#### Given instruction
Copy the lines below as they are; omit the images they contain.
-*-*-
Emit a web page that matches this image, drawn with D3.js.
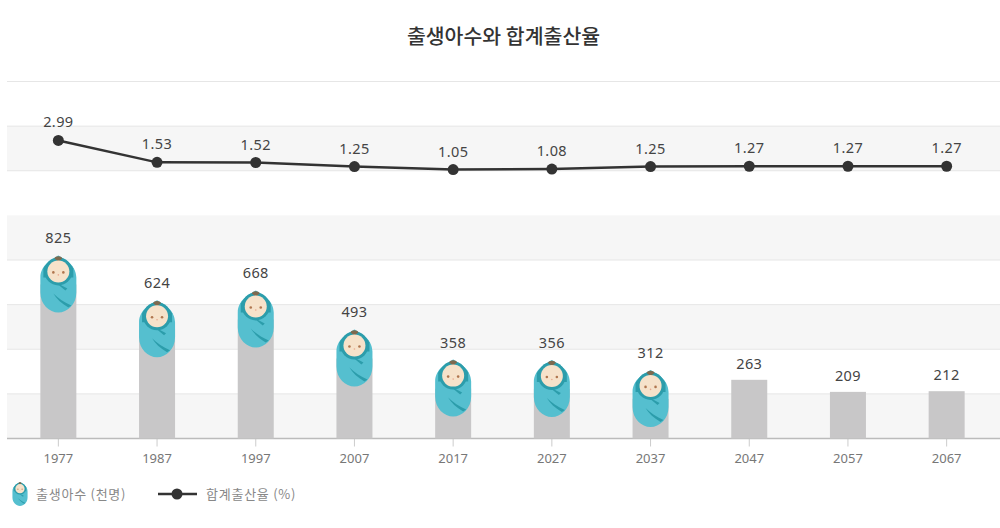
<!DOCTYPE html>
<html>
<head>
  <meta charset="UTF-8">
  <style>
    html, body { margin: 0; padding: 0; background: #fff; }
    svg { display: block; }
    text { font-family: "Noto Sans CJK KR", "Noto Sans", sans-serif; }
    .num { font-family: "Noto Sans", sans-serif; font-size: 14.5px; fill: #444; letter-spacing: 0.4px; }
    .tick text { font-family: "Noto Sans", sans-serif; font-size: 13px; fill: #777; }
    .legend text { font-size: 13px; fill: #888; letter-spacing: 0.75px; }
  </style>
</head>
<body>
<svg></svg>
<script src="https://d3js.org/d3.v7.min.js"></script>

<script>

let width = 1000, height = 528;

// values
const years = ["1977", "1987", "1997", "2007", "2017", "2027", "2037", "2047", "2057", "2067"];
const births = [825, 624, 668, 493, 358, 356, 312, 263, 209, 212];
const fertility = [2.99, 1.53, 1.52, 1.25, 1.05, 1.08, 1.25, 1.27, 1.27, 1.27];
// only these years get the baby on top of the bar
const babyYears = ["1977", "1987", "1997", "2007", "2017", "2027", "2037"];
const gridSteps = [0, 200, 400, 600, 800, 1000, 1200, 1400, 1600];

const title = "출생아수와 합계출산율";
const legendBirths = "출생아수 (천명)";
const legendRate = "합계출산율 (%)";

let svg = d3.select("svg")
    .attr("width", width)
    .attr("height", height)
    .attr("viewBox", "0 0 " + width + " " + height);

// same pixels per unit for all the grid, bars start at the baseline
let x = d3.scaleBand().domain(years).range([9, 996]);
let y = d3.scaleLinear().domain([0, 1600]).range([438.5, 81.5]);
let yRate = d3.scaleLinear().domain([0, 3]).range([185.3, 140.3]);

const barWidth = 36;
const babyHide = 30; // the part of a bar hidden behind the baby
const left = 7, right = 1000;

// baby drawn in a 36x57 box, top centre at 0,0
let defs = svg.append("defs");
let baby = defs.append("g").attr("id", "baby");
baby.append("path")
    .attr("d", "M0,0 C5,3 18,9 18,22 L18,37 C18,49 9,57 0,57 C-9,57 -18,49 -18,37 L-18,22 C-18,9 -5,3 0,0 Z")
    .attr("fill", "#55bfcf");
baby.append("path")
    .attr("d", "M0,1 C4,3 12,7 15,13 L15,22 L-15,22 L-15,13 C-12,7 -4,3 0,1 Z")
    .attr("fill", "#2c9dab");
baby.append("circle").attr("cx", 0).attr("cy", 16).attr("r", 14).attr("fill", "#2c9dab");
baby.append("path")
    .attr("d", "M-4,26 L9,33 L7,35 Z")
    .attr("fill", "#2c9dab");
baby.append("path")
    .attr("d", "M-5,38 C0,43 6,47 13,50 L10,52 C3,48 -2,43 -5,38 Z")
    .attr("fill", "#2c9dab");
baby.append("path")
    .attr("d", "M-4,3 C-3,0 3,0 4,3 L0,6 Z")
    .attr("fill", "#7d6a4f");
baby.append("circle").attr("cx", 0).attr("cy", 16).attr("r", 11).attr("fill", "#f6e2ca");
baby.append("circle").attr("cx", -5).attr("cy", 17).attr("r", 1.3).attr("fill", "#b0764f");
baby.append("circle").attr("cx", 5).attr("cy", 17).attr("r", 1.3).attr("fill", "#b0764f");
baby.append("circle").attr("cx", 0).attr("cy", 19.5).attr("r", 0.8).attr("fill", "#e9a98f");

// alternating bands and grid lines
svg.append("g")
    .selectAll("rect")
    .data(gridSteps.slice(0, -1).filter((d, i) => i % 2 == 0))
    .enter()
    .append("rect")
    .attr("x", left)
    .attr("width", right - left)
    .attr("y", d => y(d + 200))
    .attr("height", d => y(d) - y(d + 200))
    .attr("fill", "#f6f6f6");

svg.append("g")
    .selectAll("line")
    .data(gridSteps.slice(1))
    .enter()
    .append("line")
    .attr("x1", left)
    .attr("x2", right)
    .attr("y1", d => y(d))
    .attr("y2", d => y(d))
    .attr("stroke", d => d == 1000 ? "none" : "#e6e6e6")
    .attr("stroke-width", 1);

// x axis
let xAxis = svg.append("g")
    .attr("transform", "translate(0," + y(0) + ")")
    .call(d3.axisBottom(x).tickSize(8).tickPadding(7));
xAxis.select(".domain").remove();
xAxis.selectAll(".tick line").attr("stroke", "#ccc");

svg.append("line")
    .attr("x1", left)
    .attr("x2", right)
    .attr("y1", y(0))
    .attr("y2", y(0))
    .attr("stroke", "#bbb")
    .attr("stroke-width", 1.5);

// bars
let center = d => x(d) + x.bandwidth() / 2;
let barTop = (d, i) => y(d) + (babyYears.includes(years[i]) ? babyHide : 0);

svg.append("g")
    .selectAll("rect")
    .data(births)
    .enter()
    .append("rect")
    .attr("x", (d, i) => center(years[i]) - barWidth / 2)
    .attr("y", barTop)
    .attr("width", barWidth)
    .attr("height", (d, i) => y(0) - barTop(d, i))
    .attr("fill", "#c8c7c8");

svg.append("g")
    .selectAll("use")
    .data(babyYears)
    .enter()
    .append("use")
    .attr("href", "#baby")
    .attr("transform", d => "translate(" + center(d) + "," + (y(births[years.indexOf(d)]) + 1) + ")");

svg.append("g")
    .selectAll("text")
    .data(births)
    .enter()
    .append("text")
    .attr("class", "num")
    .attr("text-anchor", "middle")
    .attr("x", (d, i) => center(years[i]))
    .attr("y", d => y(d) - 11)
    .text(d => d);

// fertility line
let line = d3.line()
    .x((d, i) => center(years[i]))
    .y(d => yRate(d));

svg.append("path")
    .datum(fertility)
    .attr("d", line)
    .attr("fill", "none")
    .attr("stroke", "#333")
    .attr("stroke-width", 2.5);

svg.append("g")
    .selectAll("circle")
    .data(fertility)
    .enter()
    .append("circle")
    .attr("cx", (d, i) => center(years[i]))
    .attr("cy", d => yRate(d))
    .attr("r", 5.5)
    .attr("fill", "#333");

svg.append("g")
    .selectAll("text")
    .data(fertility)
    .enter()
    .append("text")
    .attr("class", "num")
    .attr("text-anchor", "middle")
    .attr("x", (d, i) => center(years[i]))
    .attr("y", d => yRate(d) - 13)
    .text(d => d.toFixed(2));

// title
svg.append("text")
    .attr("x", 503.5)
    .attr("y", 44)
    .attr("text-anchor", "middle")
    .attr("font-size", 20.5)
    .attr("font-weight", 500)
    .attr("fill", "#333")
    .text(title);

// legend
let legend = svg.append("g").attr("class", "legend");
legend.append("use")
    .attr("href", "#baby")
    .attr("transform", "translate(20,482) scale(0.42)");
legend.append("text").attr("x", 36).attr("y", 499).text(legendBirths);
legend.append("line")
    .attr("x1", 158).attr("x2", 197)
    .attr("y1", 494).attr("y2", 494)
    .attr("stroke", "#333").attr("stroke-width", 2.5);
legend.append("circle").attr("cx", 177).attr("cy", 494).attr("r", 5.5).attr("fill", "#333");
legend.append("text").attr("x", 206).attr("y", 499).text(legendRate);

</script>

</body>
</html>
-*-*-
#### The completed task
Emit a web page that matches this image, drawn with D3.js.
<!DOCTYPE html>
<html>
<head>
  <meta charset="UTF-8">
  <style>
    html, body { margin: 0; padding: 0; background: #fff; }
    svg { display: block; }
    text { font-family: "Noto Sans CJK KR", "Noto Sans", sans-serif; }
    .num { font-family: "Noto Sans", sans-serif; font-size: 14.5px; fill: #444; letter-spacing: 0.4px; }
    .tick text { font-family: "Noto Sans", sans-serif; font-size: 13px; fill: #777; }
    .legend text { font-size: 13px; fill: #888; letter-spacing: 0.75px; }
  </style>
</head>
<body>
<svg></svg>
<script src="https://d3js.org/d3.v7.min.js"></script>

<script>

let width = 1000, height = 528;

// values
const years = ["1977", "1987", "1997", "2007", "2017", "2027", "2037", "2047", "2057", "2067"];
const births = [825, 624, 668, 493, 358, 356, 312, 263, 209, 212];
const fertility = [2.99, 1.53, 1.52, 1.25, 1.05, 1.08, 1.25, 1.27, 1.27, 1.27];
// only these years get the baby on top of the bar
const babyYears = ["1977", "1987", "1997", "2007", "2017", "2027", "2037"];
const gridSteps = [0, 200, 400, 600, 800, 1000, 1200, 1400, 1600];

const title = "출생아수와 합계출산율";
const legendBirths = "출생아수 (천명)";
const legendRate = "합계출산율 (%)";

let svg = d3.select("svg")
    .attr("width", width)
    .attr("height", height)
    .attr("viewBox", "0 0 " + width + " " + height);

// same pixels per unit for all the grid, bars start at the baseline
let x = d3.scaleBand().domain(years).range([9, 996]);
let y = d3.scaleLinear().domain([0, 1600]).range([438.5, 81.5]);
let yRate = d3.scaleLinear().domain([0, 3]).range([185.3, 140.3]);

const barWidth = 36;
const babyHide = 30; // the part of a bar hidden behind the baby
const left = 7, right = 1000;

// baby drawn in a 36x57 box, top centre at 0,0
let defs = svg.append("defs");
let baby = defs.append("g").attr("id", "baby");
baby.append("path")
    .attr("d", "M0,0 C5,3 18,9 18,22 L18,37 C18,49 9,57 0,57 C-9,57 -18,49 -18,37 L-18,22 C-18,9 -5,3 0,0 Z")
    .attr("fill", "#55bfcf");
baby.append("path")
    .attr("d", "M0,1 C4,3 12,7 15,13 L15,22 L-15,22 L-15,13 C-12,7 -4,3 0,1 Z")
    .attr("fill", "#2c9dab");
baby.append("circle").attr("cx", 0).attr("cy", 16).attr("r", 14).attr("fill", "#2c9dab");
baby.append("path")
    .attr("d", "M-4,26 L9,33 L7,35 Z")
    .attr("fill", "#2c9dab");
baby.append("path")
    .attr("d", "M-5,38 C0,43 6,47 13,50 L10,52 C3,48 -2,43 -5,38 Z")
    .attr("fill", "#2c9dab");
baby.append("path")
    .attr("d", "M-4,3 C-3,0 3,0 4,3 L0,6 Z")
    .attr("fill", "#7d6a4f");
baby.append("circle").attr("cx", 0).attr("cy", 16).attr("r", 11).attr("fill", "#f6e2ca");
baby.append("circle").attr("cx", -5).attr("cy", 17).attr("r", 1.3).attr("fill", "#b0764f");
baby.append("circle").attr("cx", 5).attr("cy", 17).attr("r", 1.3).attr("fill", "#b0764f");
baby.append("circle").attr("cx", 0).attr("cy", 19.5).attr("r", 0.8).attr("fill", "#e9a98f");

// alternating bands and grid lines
svg.append("g")
    .selectAll("rect")
    .data(gridSteps.slice(0, -1).filter((d, i) => i % 2 == 0))
    .enter()
    .append("rect")
    .attr("x", left)
    .attr("width", right - left)
    .attr("y", d => y(d + 200))
    .attr("height", d => y(d) - y(d + 200))
    .attr("fill", "#f6f6f6");

svg.append("g")
    .selectAll("line")
    .data(gridSteps.slice(1))
    .enter()
    .append("line")
    .attr("x1", left)
    .attr("x2", right)
    .attr("y1", d => y(d))
    .attr("y2", d => y(d))
    .attr("stroke", d => d == 1000 ? "none" : "#e6e6e6")
    .attr("stroke-width", 1);

// x axis
let xAxis = svg.append("g")
    .attr("transform", "translate(0," + y(0) + ")")
    .call(d3.axisBottom(x).tickSize(8).tickPadding(7));
xAxis.select(".domain").remove();
xAxis.selectAll(".tick line").attr("stroke", "#ccc");

svg.append("line")
    .attr("x1", left)
    .attr("x2", right)
    .attr("y1", y(0))
    .attr("y2", y(0))
    .attr("stroke", "#bbb")
    .attr("stroke-width", 1.5);

// bars
let center = d => x(d) + x.bandwidth() / 2;
let barTop = (d, i) => y(d) + (babyYears.includes(years[i]) ? babyHide : 0);

svg.append("g")
    .selectAll("rect")
    .data(births)
    .enter()
    .append("rect")
    .attr("x", (d, i) => center(years[i]) - barWidth / 2)
    .attr("y", barTop)
    .attr("width", barWidth)
    .attr("height", (d, i) => y(0) - barTop(d, i))
    .attr("fill", "#c8c7c8");

svg.append("g")
    .selectAll("use")
    .data(babyYears)
    .enter()
    .append("use")
    .attr("href", "#baby")
    .attr("transform", d => "translate(" + center(d) + "," + (y(births[years.indexOf(d)]) + 1) + ")");

svg.append("g")
    .selectAll("text")
    .data(births)
    .enter()
    .append("text")
    .attr("class", "num")
    .attr("text-anchor", "middle")
    .attr("x", (d, i) => center(years[i]))
    .attr("y", d => y(d) - 11)
    .text(d => d);

// fertility line
let line = d3.line()
    .x((d, i) => center(years[i]))
    .y(d => yRate(d));

svg.append("path")
    .datum(fertility)
    .attr("d", line)
    .attr("fill", "none")
    .attr("stroke", "#333")
    .attr("stroke-width", 2.5);

svg.append("g")
    .selectAll("circle")
    .data(fertility)
    .enter()
    .append("circle")
    .attr("cx", (d, i) => center(years[i]))
    .attr("cy", d => yRate(d))
    .attr("r", 5.5)
    .attr("fill", "#333");

svg.append("g")
    .selectAll("text")
    .data(fertility)
    .enter()
    .append("text")
    .attr("class", "num")
    .attr("text-anchor", "middle")
    .attr("x", (d, i) => center(years[i]))
    .attr("y", d => yRate(d) - 13)
    .text(d => d.toFixed(2));

// title
svg.append("text")
    .attr("x", 503.5)
    .attr("y", 44)
    .attr("text-anchor", "middle")
    .attr("font-size", 20.5)
    .attr("font-weight", 500)
    .attr("fill", "#333")
    .text(title);

// legend
let legend = svg.append("g").attr("class", "legend");
legend.append("use")
    .attr("href", "#baby")
    .attr("transform", "translate(20,482) scale(0.42)");
legend.append("text").attr("x", 36).attr("y", 499).text(legendBirths);
legend.append("line")
    .attr("x1", 158).attr("x2", 197)
    .attr("y1", 494).attr("y2", 494)
    .attr("stroke", "#333").attr("stroke-width", 2.5);
legend.append("circle").attr("cx", 177).attr("cy", 494).attr("r", 5.5).attr("fill", "#333");
legend.append("text").attr("x", 206).attr("y", 499).text(legendRate);

</script>

</body>
</html>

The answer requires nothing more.